THE EXERCISE>
Write out each line exactly as given. Leave the pictures out of your copy.

++++

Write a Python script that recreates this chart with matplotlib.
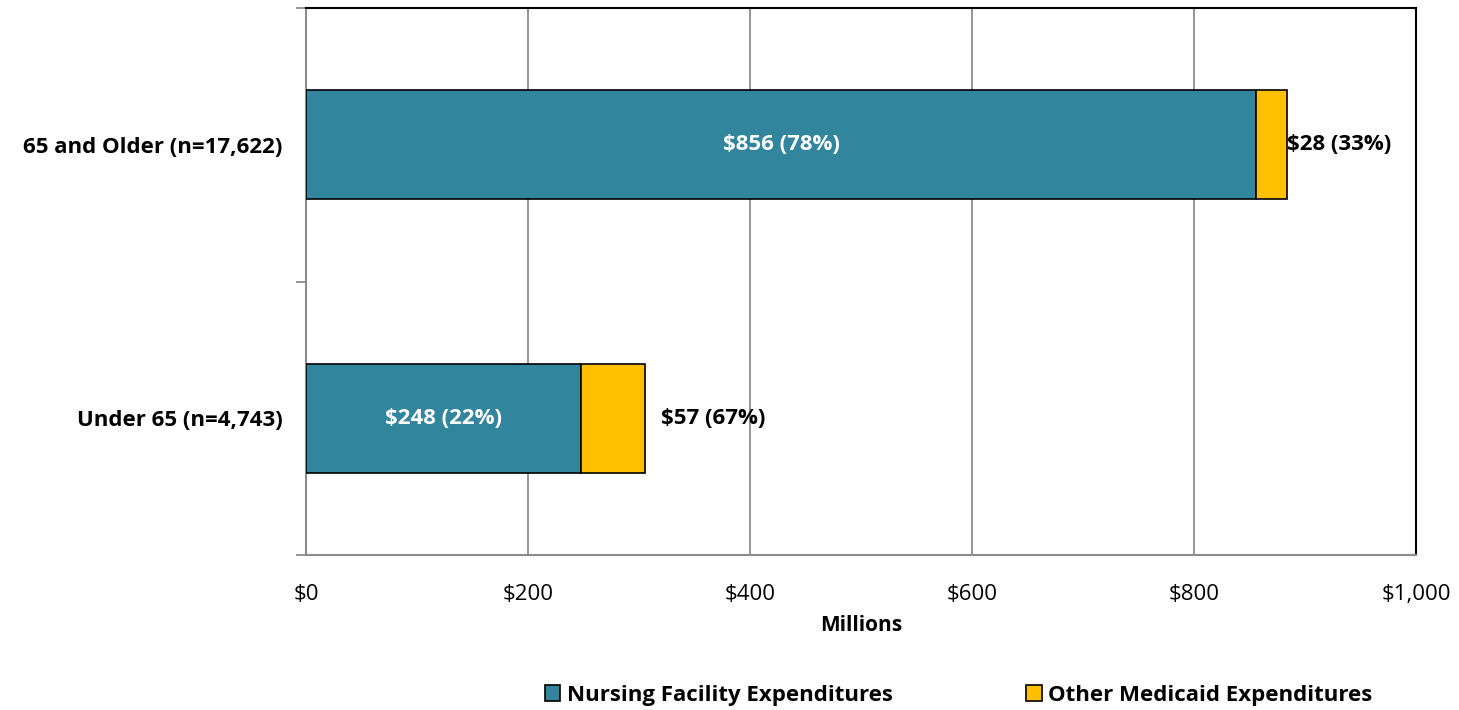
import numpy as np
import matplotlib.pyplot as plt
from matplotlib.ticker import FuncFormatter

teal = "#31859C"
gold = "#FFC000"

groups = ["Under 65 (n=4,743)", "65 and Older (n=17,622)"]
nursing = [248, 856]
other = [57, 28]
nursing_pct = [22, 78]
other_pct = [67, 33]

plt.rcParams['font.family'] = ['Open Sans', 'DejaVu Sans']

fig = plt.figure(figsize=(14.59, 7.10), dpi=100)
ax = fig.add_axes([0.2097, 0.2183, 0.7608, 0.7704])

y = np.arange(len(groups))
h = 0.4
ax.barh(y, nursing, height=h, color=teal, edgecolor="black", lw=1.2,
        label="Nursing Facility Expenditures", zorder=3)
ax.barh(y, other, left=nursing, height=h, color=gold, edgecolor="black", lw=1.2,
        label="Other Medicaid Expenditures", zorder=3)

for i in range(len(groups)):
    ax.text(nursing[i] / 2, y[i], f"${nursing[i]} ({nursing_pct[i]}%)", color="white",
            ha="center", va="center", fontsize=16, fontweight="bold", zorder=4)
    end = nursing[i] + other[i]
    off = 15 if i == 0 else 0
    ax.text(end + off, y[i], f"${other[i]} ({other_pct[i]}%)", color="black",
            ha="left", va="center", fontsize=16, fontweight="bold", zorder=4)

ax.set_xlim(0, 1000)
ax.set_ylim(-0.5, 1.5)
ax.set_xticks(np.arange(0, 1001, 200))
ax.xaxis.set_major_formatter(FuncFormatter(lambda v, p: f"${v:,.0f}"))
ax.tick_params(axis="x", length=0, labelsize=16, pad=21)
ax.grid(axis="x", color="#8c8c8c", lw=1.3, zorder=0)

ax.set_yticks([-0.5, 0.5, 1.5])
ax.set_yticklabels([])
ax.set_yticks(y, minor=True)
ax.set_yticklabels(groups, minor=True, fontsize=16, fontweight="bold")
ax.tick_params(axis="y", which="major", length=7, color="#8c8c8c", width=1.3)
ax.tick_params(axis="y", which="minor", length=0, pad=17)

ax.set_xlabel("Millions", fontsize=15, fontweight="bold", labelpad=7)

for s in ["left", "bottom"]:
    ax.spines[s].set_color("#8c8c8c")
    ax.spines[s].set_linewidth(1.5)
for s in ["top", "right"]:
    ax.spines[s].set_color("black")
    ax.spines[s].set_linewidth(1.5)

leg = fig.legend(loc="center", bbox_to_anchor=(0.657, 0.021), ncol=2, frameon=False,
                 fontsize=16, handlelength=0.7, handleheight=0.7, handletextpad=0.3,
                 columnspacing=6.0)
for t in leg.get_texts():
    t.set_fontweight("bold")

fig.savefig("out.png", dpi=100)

++++

OUTPUT>
Write a Python script that recreates this chart with matplotlib.
import numpy as np
import matplotlib.pyplot as plt
from matplotlib.ticker import FuncFormatter

teal = "#31859C"
gold = "#FFC000"

groups = ["Under 65 (n=4,743)", "65 and Older (n=17,622)"]
nursing = [248, 856]
other = [57, 28]
nursing_pct = [22, 78]
other_pct = [67, 33]

plt.rcParams['font.family'] = ['Open Sans', 'DejaVu Sans']

fig = plt.figure(figsize=(14.59, 7.10), dpi=100)
ax = fig.add_axes([0.2097, 0.2183, 0.7608, 0.7704])

y = np.arange(len(groups))
h = 0.4
ax.barh(y, nursing, height=h, color=teal, edgecolor="black", lw=1.2,
        label="Nursing Facility Expenditures", zorder=3)
ax.barh(y, other, left=nursing, height=h, color=gold, edgecolor="black", lw=1.2,
        label="Other Medicaid Expenditures", zorder=3)

for i in range(len(groups)):
    ax.text(nursing[i] / 2, y[i], f"${nursing[i]} ({nursing_pct[i]}%)", color="white",
            ha="center", va="center", fontsize=16, fontweight="bold", zorder=4)
    end = nursing[i] + other[i]
    off = 15 if i == 0 else 0
    ax.text(end + off, y[i], f"${other[i]} ({other_pct[i]}%)", color="black",
            ha="left", va="center", fontsize=16, fontweight="bold", zorder=4)

ax.set_xlim(0, 1000)
ax.set_ylim(-0.5, 1.5)
ax.set_xticks(np.arange(0, 1001, 200))
ax.xaxis.set_major_formatter(FuncFormatter(lambda v, p: f"${v:,.0f}"))
ax.tick_params(axis="x", length=0, labelsize=16, pad=21)
ax.grid(axis="x", color="#8c8c8c", lw=1.3, zorder=0)

ax.set_yticks([-0.5, 0.5, 1.5])
ax.set_yticklabels([])
ax.set_yticks(y, minor=True)
ax.set_yticklabels(groups, minor=True, fontsize=16, fontweight="bold")
ax.tick_params(axis="y", which="major", length=7, color="#8c8c8c", width=1.3)
ax.tick_params(axis="y", which="minor", length=0, pad=17)

ax.set_xlabel("Millions", fontsize=15, fontweight="bold", labelpad=7)

for s in ["left", "bottom"]:
    ax.spines[s].set_color("#8c8c8c")
    ax.spines[s].set_linewidth(1.5)
for s in ["top", "right"]:
    ax.spines[s].set_color("black")
    ax.spines[s].set_linewidth(1.5)

leg = fig.legend(loc="center", bbox_to_anchor=(0.657, 0.021), ncol=2, frameon=False,
                 fontsize=16, handlelength=0.7, handleheight=0.7, handletextpad=0.3,
                 columnspacing=6.0)
for t in leg.get_texts():
    t.set_fontweight("bold")

fig.savefig("out.png", dpi=100)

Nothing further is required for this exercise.